Though the reader doesn’t know much about what happened to the United Commonwealth, Cia mentions that her father and his team's work on fixing plants that were ruined from the biological warfare. The size of Cia’s class is also an indicator of how much damage the war caused. When a graduation class of fourteen students causes Cia to say that the colony is “thriving,” there must have been devastating losses during the war (2).

In the aftermath of the war, the United Commonwealth enforced strict rules dictated by what those in power believe necessary to rebuild society. The Testing is a microcosm of these authoritarian measures. First, the punishment for refusing candidacy for the Testing is a charge of treason and a death sentence. Although this punishment is not rigorously enforced, the fact that such a ruling exists signals the life and death stakes surrounding the Testing, and the extreme measures that are in place to quash any rebellion. Also, Cia's father's violent memories do not seem to add up, as she wonders what place explosions and death have in assessing future academic success. It is clear even before the Testing begins that the government that controls the process have ulterior motives.

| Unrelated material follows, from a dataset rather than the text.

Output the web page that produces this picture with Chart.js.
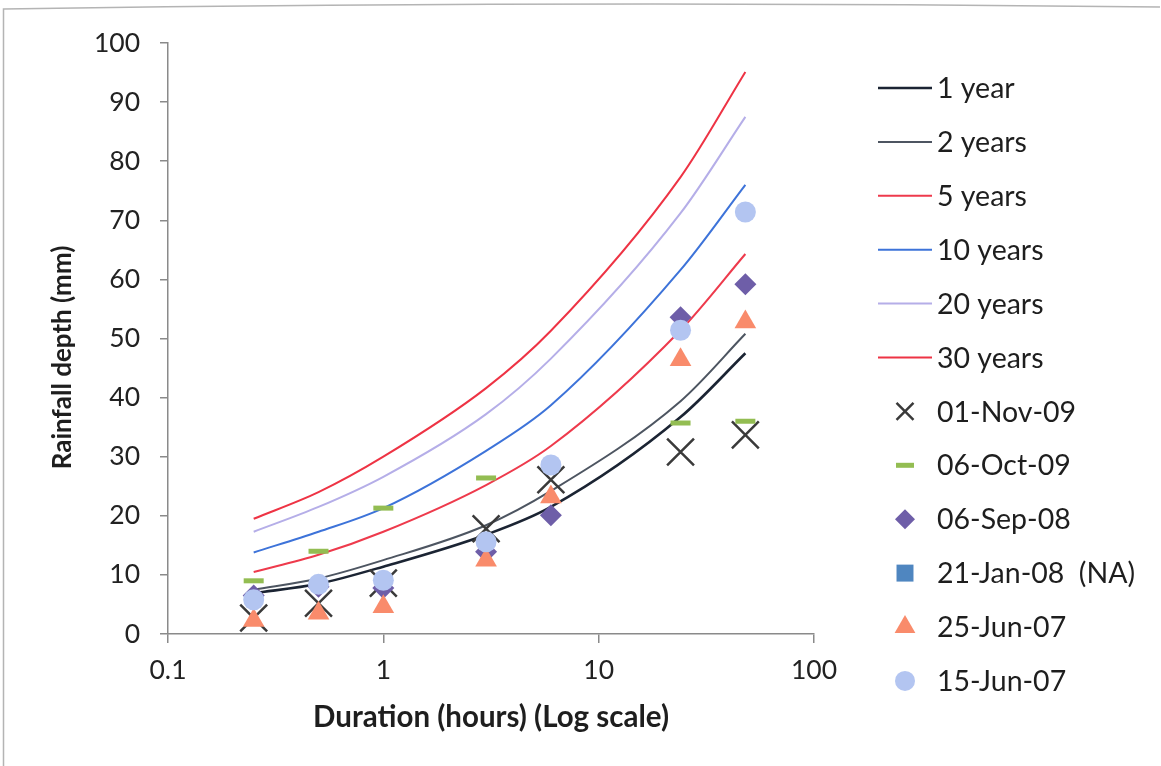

Cia’s parents are important to her, though it is clear that Cia’s father has more of a relationship with Cia than her mother. Cia sees her mother as a woman who constantly fusses over her children and pushes them to be out on their own. Cia notices this practice with Zeen, and she feels rushed when her mother tells her to find a job working as a mechanic’s assistant just hours after graduation. While it is easy to view Cia’s mother through Cia’s eyes, taking an objective look at Cia’s mother shows that she is merely trying keep her children safe in her own way. She doesn’t know exactly what happened during her husband’s Testing, but she has seen firsthand the effect it has had on him. She wants her children to be productive and keep their nose to the ground, but not at the risk of getting noticed by government officials.

Cia’s father, on the other hand, knows exactly how to tread the line of being useful while also not being noticed by the powers that be. Though Zeen does not know why his father did not give him the credit he deserved at graduation, his father was trying to protect him from being a target of the government. This same love makes him tell Cia exactly what to expect over the next few weeks. He wants his children to survive in this post-apocalyptic society, and he does what he believes is necessary to give them the best chance possible.

These relationship dynamics mirror the typical teenage feeling of being misunderstood, and the limits of their perception. In this way, The Testing aligns with other dystopian young adult fiction in using fantastical elements as a metaphor for growing up.